NEW YORK Second-generation twists on Java silicon are taking shape separately at two little-known startups that aim to bust through the language's performance and memory management problems.
The goals of both design houses Nazomi Communications Inc. (Santa Clara, Calif.) and Chicory Systems Inc. (Austin, Texas) is to give the lie to industry talk that Java chips are too slow for real-world embedded systems such as cell phones, and manage memory poorly to boot. Java also cleans up memory at will, making real-time, or deterministic, operation difficult.
Both startups are building their approaches around intellectual property (IP). Neither plans to offer a standalone Java chip, such as Sun Microsystems Inc. envisioned with its picoJava architecture. Rather, these second-generation designers are pulling together Java coprocessors that can be combined with mainstream embedded CPU cores to create a system-on-chip (SoC) design. The idea is for the Java coprocessor to take some of the load off the main CPU, accelerating the byte-code-driven Java programs up to and beyond the poor hardware benchmarks they have displayed thus far.

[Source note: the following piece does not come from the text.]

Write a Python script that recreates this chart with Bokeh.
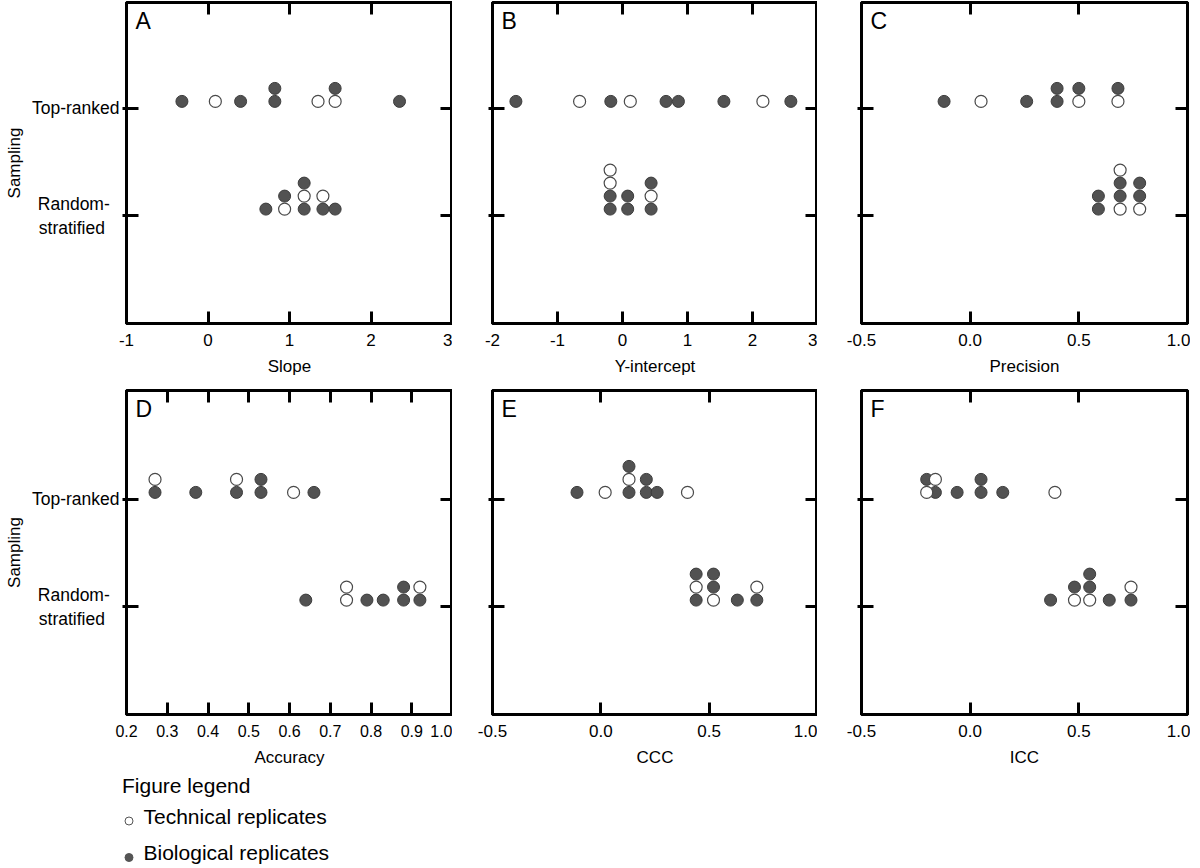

Nazomi, founded in 1998 under the name Jedi Technologies, said that its JStar device acts as a coprocessor, and is designed to give vendors a drop-in upgrade for existing products.
The initial implementation is available for the ARM7 and ARM9 embedded architectures. Nazomi is also working with 32- and 64-bit offerings from MIPS Technologies Inc. Another potential customer Nazomi is eyeing is Motorola.
That appears to dovetail with the company's apparent plan to pin its future on a big design win in cell phones. "I believe all phones will be Java-enabled by 2002," said Jay Kamdar, chief operating officer at Nazomi. Kamdar wouldn't specify which Motorola core his company is working with, though he ruled out the more energy-demanding PowerPC.
For its part, Chicory Systems appears strikingly similar to Nazomi in its goals.
Founded in 1999, Chicory says it has developed "a patented, silicon-based 'just-in-time' code acceleration and optimization technology that very rapidly converts one instruction set, data type or media stream into another instruction set, data type or media stream using sophisticated hardware logic instead of a software program."
Like Nazomi, Chicory will also offer its Java-acceleration technology as IP, with an eye toward SoC designers in the wireless world. In terms of implementation, Chicory uses a silicon-based, "general-purpose" acceleration engine to which it can add one or more accelerator modules.
In turn, each module is dedicated to translating, accelerating and optimizing a particular instruction set, media type or data stream. No changes are required to the processor core or operating system.
Initial products will work with ARM embedded CPUs. Support for other architectures is in the works. Like Nazomi, Chicory is targeting wireless comms.